I’ll freely admit that many of the ‘stars’ of social media, have mostly passed me by. Even as an avid user of apps and the internet in general, I’m probably not of the right age to know my Jenna Marbles from my PewDiePie (yes I did have to Google them) – who apparently make absolute fortunes from their uploads.
Like you, I suspect, I only come across these individuals when they go beyond the confines of their medium of choice and end up in the mainstream news. One prime example being ‘prankster’ (or perhaps ‘idiot’) Shah Faisal Shinwari who thought it would be a good idea to video himself jumping off Tower Bridge into the Thames earlier this year, only to nearly drown in the process.
More recently we have Essena O’Neill, an Australian star of photo site Instagram, who has hit the news after effectively calling time on her burgeoning career pushing brands and product to her 612,000 followers. Essena has, somewhat belatedly, come to the conclusion that living your entire life ‘online’ and judging your self-worth by how many likes your photos get, is probably not going to develop a fully-rounded individual with much self-worth.
Essena has been widely praised for deleting most of her 2,000 photos – some of which she earned four-figures for uploading – and for putting truthful comments on the rest about how she was paid to take them and what she had to do to get the right shot. She has also suggested that those who are obsessed with both people like her and spending increasing amounts of time online, need to take a break from such activity and reassess their lives.
Rationing browsing time
Now while I might be slightly cynical about Essena’s motives – she has just launched her own website and what better way to drum up publicity for it – I do think there is a kernel of truth within such actions that could be of benefit for all. We are constantly talking about the amount of time our children spend online these days, and the need for parents to ration this and to combine it with outdoor activities and play.
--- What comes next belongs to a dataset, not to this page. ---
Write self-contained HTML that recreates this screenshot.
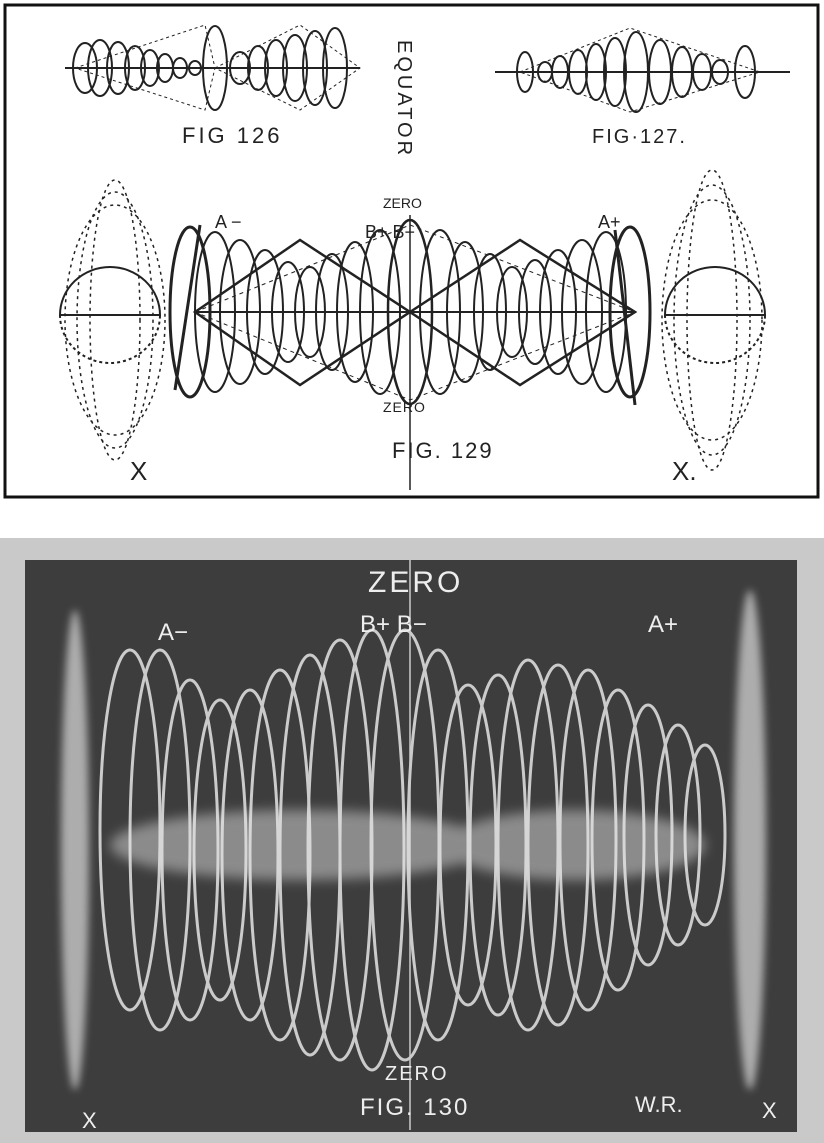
<!DOCTYPE html>
<html><head><meta charset="utf-8"><style>
html,body{margin:0;padding:0;background:#fff;}
svg{display:block;}
text{font-family:"Liberation Sans",sans-serif;}
</style></head><body>
<svg width="824" height="1143" viewBox="0 0 824 1143" xmlns="http://www.w3.org/2000/svg">
<defs>
 <filter id="b" x="-20%" y="-20%" width="140%" height="140%"><feGaussianBlur stdDeviation="6"/></filter>
 <filter id="b2" x="-50%" y="-10%" width="200%" height="120%"><feGaussianBlur stdDeviation="4"/></filter>
</defs>
<rect x="0" y="0" width="824" height="1143" fill="#fff"/>
<rect x="5" y="5" width="813" height="492" fill="#fff" stroke="#111" stroke-width="3"/>
<g fill="none" stroke="#222" stroke-width="2">
 <line x1="65" y1="68" x2="360" y2="68"/>
 <polygon points="75,68 205,25 215,68 205,110" stroke-dasharray="3,3" stroke-width="1"/>
 <polygon points="215,68 300,25 360,68 300,110" stroke-dasharray="3,3" stroke-width="1"/>
 <ellipse cx="85" cy="68" rx="12" ry="25"/><ellipse cx="100" cy="68" rx="12" ry="28"/>
 <ellipse cx="118" cy="68" rx="11" ry="26"/><ellipse cx="135" cy="68" rx="10" ry="22"/>
 <ellipse cx="150" cy="68" rx="9" ry="18"/><ellipse cx="165" cy="68" rx="8" ry="14"/>
 <ellipse cx="180" cy="68" rx="7" ry="10"/><ellipse cx="195" cy="68" rx="6" ry="7"/>
 <ellipse cx="215" cy="68" rx="12" ry="42"/><ellipse cx="240" cy="68" rx="10" ry="16"/>
 <ellipse cx="258" cy="68" rx="10" ry="22"/><ellipse cx="276" cy="68" rx="11" ry="28"/>
 <ellipse cx="295" cy="68" rx="12" ry="33"/><ellipse cx="315" cy="68" rx="12" ry="37"/>
 <ellipse cx="335" cy="68" rx="12" ry="40"/>
 <line x1="495" y1="72" x2="790" y2="72"/>
 <polygon points="520,72 630,28 760,72 630,112" stroke-dasharray="3,3" stroke-width="1"/>
 <ellipse cx="525" cy="72" rx="8" ry="20"/><ellipse cx="545" cy="72" rx="7" ry="10"/>
 <ellipse cx="560" cy="72" rx="8" ry="16"/><ellipse cx="578" cy="72" rx="9" ry="22"/>
 <ellipse cx="596" cy="72" rx="10" ry="28"/><ellipse cx="615" cy="72" rx="11" ry="34"/>
 <ellipse cx="636" cy="72" rx="12" ry="40"/><ellipse cx="660" cy="72" rx="11" ry="32"/>
 <ellipse cx="682" cy="72" rx="10" ry="25"/><ellipse cx="702" cy="72" rx="9" ry="18"/>
 <ellipse cx="720" cy="72" rx="8" ry="12"/><ellipse cx="745" cy="72" rx="10" ry="26"/>
 <line x1="195" y1="312" x2="635" y2="312"/>
 <polygon points="195,312 300,240 410,312 300,385" stroke-width="2.5"/>
 <polygon points="410,312 520,240 635,312 520,385" stroke-width="2.5"/>
 <polygon points="195,312 410,225 635,312 410,400" stroke-dasharray="4,4" stroke-width="1"/>
 <ellipse cx="190" cy="312" rx="20" ry="85" stroke-width="3"/>
 <ellipse cx="215" cy="312" rx="20" ry="80"/><ellipse cx="240" cy="312" rx="20" ry="72"/>
 <ellipse cx="265" cy="312" rx="18" ry="62"/><ellipse cx="288" cy="312" rx="16" ry="50"/>
 <ellipse cx="310" cy="312" rx="15" ry="45"/><ellipse cx="332" cy="312" rx="16" ry="58"/>
 <ellipse cx="355" cy="312" rx="18" ry="70"/><ellipse cx="380" cy="312" rx="20" ry="82"/>
 <ellipse cx="410" cy="312" rx="22" ry="92" stroke-width="2.5"/>
 <ellipse cx="440" cy="312" rx="20" ry="82"/><ellipse cx="465" cy="312" rx="18" ry="70"/>
 <ellipse cx="490" cy="312" rx="16" ry="58"/><ellipse cx="512" cy="312" rx="15" ry="45"/>
 <ellipse cx="535" cy="312" rx="16" ry="52"/><ellipse cx="558" cy="312" rx="18" ry="62"/>
 <ellipse cx="582" cy="312" rx="20" ry="72"/><ellipse cx="606" cy="312" rx="20" ry="80"/>
 <ellipse cx="630" cy="312" rx="20" ry="85" stroke-width="3"/>
 <line x1="175" y1="390" x2="200" y2="225" stroke-width="3"/>
 <line x1="615" y1="230" x2="635" y2="405" stroke-width="3"/>
 <path d="M60,315 A50,48 0 0 1 160,315 Z"/><path d="M60,315 A50,48 0 0 0 160,315" stroke-dasharray="3,3"/>
 <path d="M665,315 A50,48 0 0 1 765,315 Z"/><path d="M665,315 A50,48 0 0 0 765,315" stroke-dasharray="3,3"/>
 <g stroke-dasharray="3,4" stroke-width="1.5">
  <ellipse cx="115" cy="320" rx="25" ry="140"/><ellipse cx="115" cy="320" rx="38" ry="128"/>
  <ellipse cx="115" cy="320" rx="50" ry="115"/>
  <ellipse cx="712" cy="320" rx="25" ry="150"/><ellipse cx="712" cy="320" rx="38" ry="135"/>
  <ellipse cx="712" cy="320" rx="50" ry="120"/>
 </g>
 <line x1="410" y1="215" x2="410" y2="490" stroke-width="1.5"/>
</g>
<g fill="#222" font-size="22">
 <text x="182" y="143" letter-spacing="3">FIG 126</text>
 <text x="592" y="143" font-size="20" letter-spacing="2">FIG·127.</text>
 <text x="392" y="458" letter-spacing="2">FIG. 129</text>
 <text x="383" y="208" font-size="14">ZERO</text>
 <text x="383" y="412" font-size="14" letter-spacing="1">ZERO</text>
 <text x="215" y="228" font-size="18">A −</text>
 <text x="365" y="238" font-size="18">B+ B−</text>
 <text x="598" y="228" font-size="18">A+</text>
 <text x="130" y="480" font-size="26">X</text>
 <text x="672" y="480" font-size="26">X.</text>
 <text transform="translate(398,40) rotate(90)" font-size="20" letter-spacing="3">EQUATOR</text>
</g>
<rect x="0" y="538" width="824" height="605" fill="#c9c9c9"/>
<rect x="25" y="560" width="772" height="572" fill="#3d3d3d"/>
<g filter="url(#b2)" fill="#ddd" opacity="0.7">
 <ellipse cx="75" cy="850" rx="14" ry="240"/>
 <ellipse cx="750" cy="840" rx="16" ry="250"/>
</g>
<g filter="url(#b)" fill="#ccc" opacity="0.55">
 <ellipse cx="300" cy="845" rx="190" ry="35"/>
 <ellipse cx="575" cy="845" rx="130" ry="35"/>
</g>
<g fill="none" stroke="#e4e4e4" stroke-width="3" opacity="0.85">
 <ellipse cx="130" cy="830" rx="30" ry="180"/><ellipse cx="160" cy="840" rx="30" ry="190"/>
 <ellipse cx="190" cy="850" rx="28" ry="170"/><ellipse cx="220" cy="850" rx="26" ry="150"/>
 <ellipse cx="250" cy="855" rx="28" ry="165"/><ellipse cx="280" cy="855" rx="30" ry="185"/>
 <ellipse cx="310" cy="855" rx="30" ry="200"/><ellipse cx="340" cy="850" rx="32" ry="210"/>
 <ellipse cx="372" cy="850" rx="32" ry="220"/><ellipse cx="405" cy="845" rx="34" ry="215"/>
 <ellipse cx="438" cy="845" rx="30" ry="195"/><ellipse cx="468" cy="845" rx="28" ry="160"/>
 <ellipse cx="498" cy="845" rx="28" ry="170"/><ellipse cx="528" cy="845" rx="30" ry="185"/>
 <ellipse cx="558" cy="845" rx="30" ry="180"/><ellipse cx="588" cy="840" rx="28" ry="170"/>
 <ellipse cx="618" cy="840" rx="26" ry="150"/><ellipse cx="648" cy="835" rx="24" ry="130"/>
 <ellipse cx="678" cy="835" rx="22" ry="110"/><ellipse cx="705" cy="835" rx="20" ry="90"/>
 <line x1="410" y1="560" x2="410" y2="1130" stroke-width="1.5"/>
</g>
<g fill="#eee" font-size="26">
 <text x="368" y="592" font-size="30" letter-spacing="3">ZERO</text>
 <text x="360" y="632" font-size="24">B+ B−</text>
 <text x="158" y="640" font-size="24">A−</text>
 <text x="648" y="632" font-size="24">A+</text>
 <text x="385" y="1080" font-size="20" letter-spacing="2">ZERO</text>
 <text x="360" y="1115" font-size="24" letter-spacing="2">FIG. 130</text>
 <text x="635" y="1112" font-size="22">W.R.</text>
 <text x="82" y="1128" font-size="22">X</text>
 <text x="762" y="1118" font-size="22">X</text>
</g>
</svg>
</body></html>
But what about the adults? What about our own use of social media and the like? Are we spending too much time on our phones? Are we unable to go five minutes without checking our Facebook pages or updating our Twitter accounts? Even within work hours? I recently read of an increasing number of firms in Sweden where employees work just six hours a day and must also take a full hour for lunch. To be able to finish at 3pm each day, the employee must agree not to conduct any personal activity during work hours – no personal internet use, no phone use, no text messages, and so forth.
Would you be able to deal with such a request? What would you do with the ‘free hours’ you gained? Would you simply spend them online doing what you were unable to do at the office or would you be able to use that time perhaps more constructively in other endeavours?
Everything in moderation
It’s a tricky question to answer but our internet time, the hours we spend on phones and devices tapped into social media, can clearly have great benefits especially in a business capacity. This doesn’t mean it should become the be all and end all of our day; it doesn’t mean it should run our lives for us; and it doesn’t mean that we should spend all our waking hours thinking about our online personas and how they are perceived.
The ‘everything in moderation’ mantra is equally as relevant to us as it is to children’s time spent on the internet. Why not make a little note of the time you spend engaged in this, and then judge how constructive that time has been for you – both from a business and personal perspective. You might be surprised at the results and I would hazard a guess that when you come round to doing the same thing again, you’ll stop and think about its value, and whether you could be engaged in something which is more worthwhile instead.